A model ordinance can be an excellent starting point for drafting a new ordinance but it is just that – a starting point. A model ordinance, like any other draft ordinance, should be thoroughly reviewed and tailored to meet the specific requirements of your municipality before it is adopted. Below are some tips and hints from the editors at General Code for using model ordinances.

  • Fill in all of the blanks. In addition to the municipality name, there are often blanks where you need to insert the title of a municipal official or board, fee amounts and penalties. The ordinance should be carefully reviewed before adoption to ensure that no blanks remain.
  • Watch for text in brackets that needs to be replaced, e.g., “[name of municipality]” and “[insert date].” These items must be removed and replaced with the appropriate information.
  • Check all references to the governing body and other boards, commissions and officials to ensure they reflect the correct titles for your municipality (e.g., Board of Aldermen or Mayor and Council; Clerk or Clerk-Treasurer; Building Inspector or Code Enforcement Officer; Plan Commission or Planning Commission; Board of Appeals or Board of Adjustment).
  • Make sure the proper ordaining clause is included at the beginning of the ordinance and that the ordinance includes a severability section and a section indicating when it will become effective.
  • If text is marked “Optional” in the model you need to decide whether to include it or remove it. If you do not want to include the optional text it should be deleted to avoid any confusion; if you want it to be retained the word “Optional” should be removed.
  • If the model offers different versions or alternatives for a particular section, you need to decide which one should be included in your ordinance and delete the alternatives that were not selected.
  • Check internal references (cross-references) within the text carefully. If you add or delete one or more sections and then renumber, or otherwise change the numbering, then any internal references must be updated accordingly. If you have to delete one or more sections, consider making them “reserved” sections rather than deleting them entirely so that the overall numbering of the ordinance does not change and the internal references will remain correct. “Reserved” also allows you to add sections later on without having to renumber.

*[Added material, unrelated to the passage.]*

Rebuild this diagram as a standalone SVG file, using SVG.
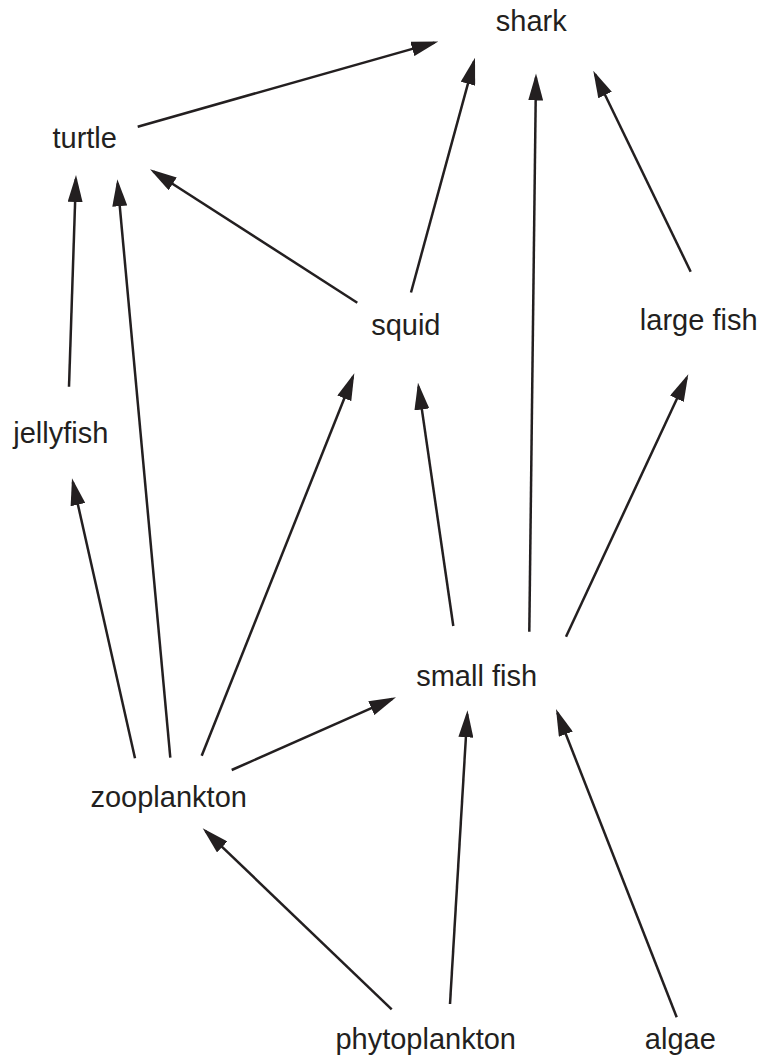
<svg xmlns="http://www.w3.org/2000/svg" width="764" height="1059" viewBox="0 0 764 1059">
<style>
.lbl{font-family:"Liberation Sans",Arial,Helvetica,sans-serif;font-size:29px;fill:#231f20;text-anchor:middle;}
.edge{stroke:#231f20;stroke-width:2.5;fill:none;marker-end:url(#ah);}
</style>
<defs>
<marker id="ah" markerUnits="userSpaceOnUse" markerWidth="27" markerHeight="15" viewBox="0 0 27 15" refX="23" refY="7.5" orient="auto">
<path d="M0,0 L27,7.5 L0,15 Z" fill="#231f20"/>
</marker>
</defs>
<rect width="764" height="1059" fill="#ffffff"/>
<g id="connectors">
<line class="edge" x1="137.7" y1="126.7" x2="434.45" y2="42.59"/>
<line class="edge" x1="411" y1="292.5" x2="473.95" y2="61.56"/>
<line class="edge" x1="529.3" y1="631.7" x2="535.95" y2="77.5"/>
<line class="edge" x1="690.7" y1="271.7" x2="595.04" y2="74.3"/>
<line class="edge" x1="357.3" y1="302.7" x2="153.36" y2="171.46"/>
<line class="edge" x1="69" y1="386.7" x2="75.87" y2="179"/>
<line class="edge" x1="170.3" y1="757.7" x2="117.67" y2="183.28"/>
<line class="edge" x1="135" y1="758.3" x2="72.88" y2="482.2"/>
<line class="edge" x1="201.7" y1="755.7" x2="352.82" y2="377.02"/>
<line class="edge" x1="453.3" y1="626" x2="418.57" y2="386.66"/>
<line class="edge" x1="566" y1="636.7" x2="686.61" y2="377.93"/>
<line class="edge" x1="231.7" y1="770" x2="392.34" y2="698.92"/>
<line class="edge" x1="391.7" y1="1009.3" x2="205.59" y2="831.07"/>
<line class="edge" x1="450" y1="1004" x2="467.26" y2="714.29"/>
<line class="edge" x1="676.7" y1="1017.3" x2="557.46" y2="712.72"/>
</g>
<g id="shark"><text class="lbl" x="531.3" y="30.5">shark</text></g>
<g id="turtle"><text class="lbl" x="84.7" y="147.7">turtle</text></g>
<g id="squid"><text class="lbl" x="405.8" y="334.5">squid</text></g>
<g id="large-fish"><text class="lbl" x="698.7" y="330">large fish</text></g>
<g id="jellyfish"><text class="lbl" x="60.8" y="442.7">jellyfish</text></g>
<g id="small-fish"><text class="lbl" x="476.6" y="686">small fish</text></g>
<g id="zooplankton"><text class="lbl" x="168.7" y="806.7">zooplankton</text></g>
<g id="phytoplankton"><text class="lbl" x="425.7" y="1049">phytoplankton</text></g>
<g id="algae"><text class="lbl" x="680.3" y="1049">algae</text></g>
</svg>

  • Check statutory references to ensure they are up-to-date and delete any statutory references or wording that does not apply to your type of municipality. Model ordinances are often promulgated by state agencies for use by all types of municipalities in that state. So, for example, if you are a city and a section in the model reads “pursuant to § 62.23 for cities, § 61.35 for villages, or § 60.61 for towns,” in your ordinance this wording should be revised to read “pursuant to § 62.23.”
  • Delete any notes and instructions that relate to how to use or fill out the model. These notes should not be included in the final version of the ordinance that is adopted.

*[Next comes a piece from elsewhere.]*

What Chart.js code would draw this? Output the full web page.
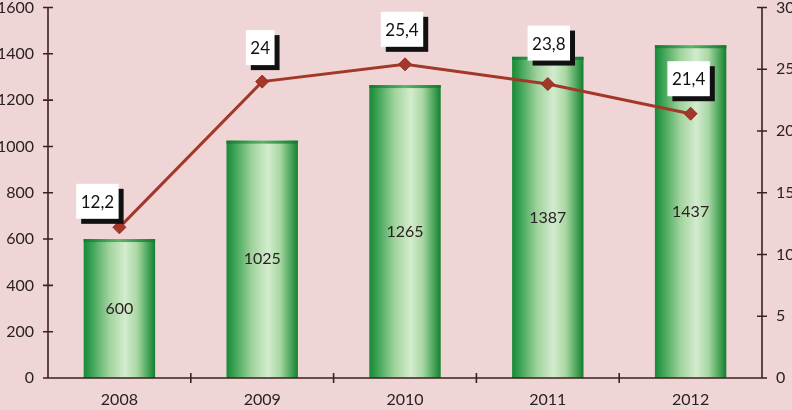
<!DOCTYPE html>
<html>
<head>
<meta charset="utf-8">
<script src="https://cdn.jsdelivr.net/npm/chart.js@4/dist/chart.umd.min.js"></script>
<style>
html,body{margin:0;padding:0;background:#f0d5d6;}
#wrap{width:792px;height:410px;position:relative;}
</style>
</head>
<body>
<div id="wrap"><canvas id="c" width="792" height="410"></canvas></div>
<script>
const years = ['2008', '2009', '2010', '2011', '2012'];
const barValues = [600, 1025, 1265, 1387, 1437];
const lineValues = [12.2, 24, 25.4, 23.8, 21.4];

const FONT = 'Lato, "Open Sans", sans-serif';
const AXIS = '#3a2222';
const TXT = '#2a2222';
const labelOffsets = [[-22, -26], [-2, -34], [-3, -35], [1, -41], [-2, -35]];

const fmt = v => String(v).replace('.', ',');

const customPlugin = {
  id: 'custom',
  afterDatasetDraw(chart, args) {
    if (args.meta.type !== 'bar') return;
    const ctx = chart.ctx;
    ctx.save();
    // cylinder-like bars
    args.meta.data.forEach(el => {
      const l = el.x - el.width / 2, r = el.x + el.width / 2;
      const g = ctx.createLinearGradient(l, 0, r, 0);
      g.addColorStop(0, '#178a36');
      g.addColorStop(0.12, '#3fa457');
      g.addColorStop(0.35, '#9fd29b');
      g.addColorStop(0.58, '#d3ecce');
      g.addColorStop(0.75, '#a9d7a3');
      g.addColorStop(0.9, '#4ba65b');
      g.addColorStop(1, '#137f30');
      ctx.fillStyle = g;
      ctx.fillRect(l, el.y, el.width, el.base - el.y);
      const g2 = ctx.createLinearGradient(l, 0, r, 0);
      g2.addColorStop(0, '#137a30');
      g2.addColorStop(0.5, '#5cb36a');
      g2.addColorStop(1, '#137a30');
      ctx.fillStyle = g2;
      ctx.fillRect(l, el.y, el.width, 3);
    });
    // bar value labels
    ctx.fillStyle = TXT;
    ctx.font = '16px ' + FONT;
    ctx.textAlign = 'center';
    ctx.textBaseline = 'middle';
    args.meta.data.forEach((el, i) => {
      ctx.fillText(String(barValues[i]), el.x, (el.y + el.base) / 2);
    });
    // axes
    const a = chart.chartArea;
    const x = chart.scales.x, y = chart.scales.y, y1 = chart.scales.y1;
    ctx.strokeStyle = AXIS;
    ctx.lineWidth = 1.6;
    ctx.beginPath();
    ctx.moveTo(a.left, a.top); ctx.lineTo(a.left, a.bottom);
    ctx.moveTo(a.right, a.top); ctx.lineTo(a.right, a.bottom);
    ctx.moveTo(a.left, a.bottom); ctx.lineTo(a.right, a.bottom);
    y.ticks.forEach(t => {
      const py = y.getPixelForValue(t.value);
      ctx.moveTo(a.left - 5, py); ctx.lineTo(a.left + 5, py);
    });
    y1.ticks.forEach(t => {
      const py = y1.getPixelForValue(t.value);
      ctx.moveTo(a.right - 5, py); ctx.lineTo(a.right + 5, py);
    });
    const step = (a.right - a.left) / years.length;
    for (let i = 1; i < years.length; i++) {
      const px = x.getPixelForValue(i) - step / 2;
      ctx.moveTo(px, a.bottom - 5); ctx.lineTo(px, a.bottom + 5);
    }
    ctx.stroke();
    ctx.restore();
  },
  afterDraw(chart) {
    const ctx = chart.ctx;
    const meta = chart.getDatasetMeta(1);
    ctx.save();
    ctx.font = '17px ' + FONT;
    ctx.textAlign = 'center';
    ctx.textBaseline = 'middle';
    meta.data.forEach((pt, i) => {
      const txt = fmt(lineValues[i]);
      const w = ctx.measureText(txt).width + 9;
      const h = 35;
      const cx = pt.x + labelOffsets[i][0];
      const cy = pt.y + labelOffsets[i][1];
      ctx.fillStyle = '#111';
      ctx.fillRect(cx - w / 2 + 5, cy - h / 2 + 5, w, h);
      ctx.fillStyle = '#ffffff';
      ctx.fillRect(cx - w / 2, cy - h / 2, w, h);
      ctx.fillStyle = '#111';
      ctx.fillText(txt, cx, cy + 1);
    });
    ctx.restore();
  }
};

const tickFont = { family: FONT, size: 16 };

new Chart(document.getElementById('c'), {
  data: {
    labels: years,
    datasets: [
      {
        type: 'bar',
        data: barValues,
        yAxisID: 'y',
        backgroundColor: 'rgba(0,0,0,0)',
        borderWidth: 0,
        categoryPercentage: 1,
        barPercentage: 0.5,
        order: 1
      },
      {
        type: 'line',
        data: lineValues,
        yAxisID: 'y1',
        borderColor: '#a3382a',
        borderWidth: 3,
        pointStyle: 'rectRot',
        pointRadius: 6.5,
        pointBackgroundColor: '#a3382a',
        pointBorderColor: '#8f2d20',
        pointBorderWidth: 1,
        tension: 0,
        order: 0
      }
    ]
  },
  options: {
    responsive: false,
    animation: false,
    events: [],
    layout: { padding: { top: 5, left: 0, right: 0, bottom: 0 } },
    plugins: { legend: { display: false }, tooltip: { enabled: false } },
    scales: {
      x: {
        grid: { display: false, drawTicks: false },
        border: { display: false },
        ticks: { color: TXT, font: tickFont, padding: 12 },
        afterFit(s) { s.height = 32; s.paddingLeft = 0; s.paddingRight = 0; }
      },
      y: {
        position: 'left',
        min: 0, max: 1600,
        grid: { display: false, drawTicks: false },
        border: { display: false },
        ticks: { stepSize: 200, color: TXT, font: tickFont, padding: 14, callback: v => String(v) },
        afterFit(s) { s.width = 48; s.paddingTop = 0; s.paddingBottom = 0; }
      },
      y1: {
        position: 'right',
        min: 0, max: 30,
        grid: { display: false, drawTicks: false },
        border: { display: false },
        ticks: { stepSize: 5, color: TXT, font: tickFont, padding: 14, callback: v => String(v) },
        afterFit(s) { s.width = 30; s.paddingTop = 0; s.paddingBottom = 0; }
      }
    }
  },
  plugins: [customPlugin]
});
</script>
</body>
</html>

  • If there are references to attachments make sure the attachments are actually included and have been tailored to reflect your municipality.
  • Read the ordinance. It sounds simple and obvious but our experience suggests that this step is often skipped. There really is no substitute for having someone sit down and read the ordinance all the way through, preferably someone with expertise on the subject matter. As with any piece of legislation, the ordinance should also be reviewed by your municipal attorney. A careful reading of the ordinance before it is adopted will catch many of the errors outlined above.
  • Consider whether the adoption of this new ordinance will affect any other laws your municipality has adopted. Is there an existing ordinance that covers the same subject matter as the new ordinance? If so, wording should be included in the model, or a separate amendment should be drafted, to repeal or revise the existing ordinance so that there are no conflicts with the new law.
  • Integrate the ordinance into your Code. Once it has been reviewed and adopted, your constituents will expect to find the updated ordinance in your Code. For General Code clients with eCode360®, a new law will be posted as a PDF to the New Laws section of your eCode within two business days of when you send it to us at [email protected]. Citizens and staff will be able to view the new law until it is integrated into the correct section of your Code with your next supplement, at which point we will remove it from New Laws.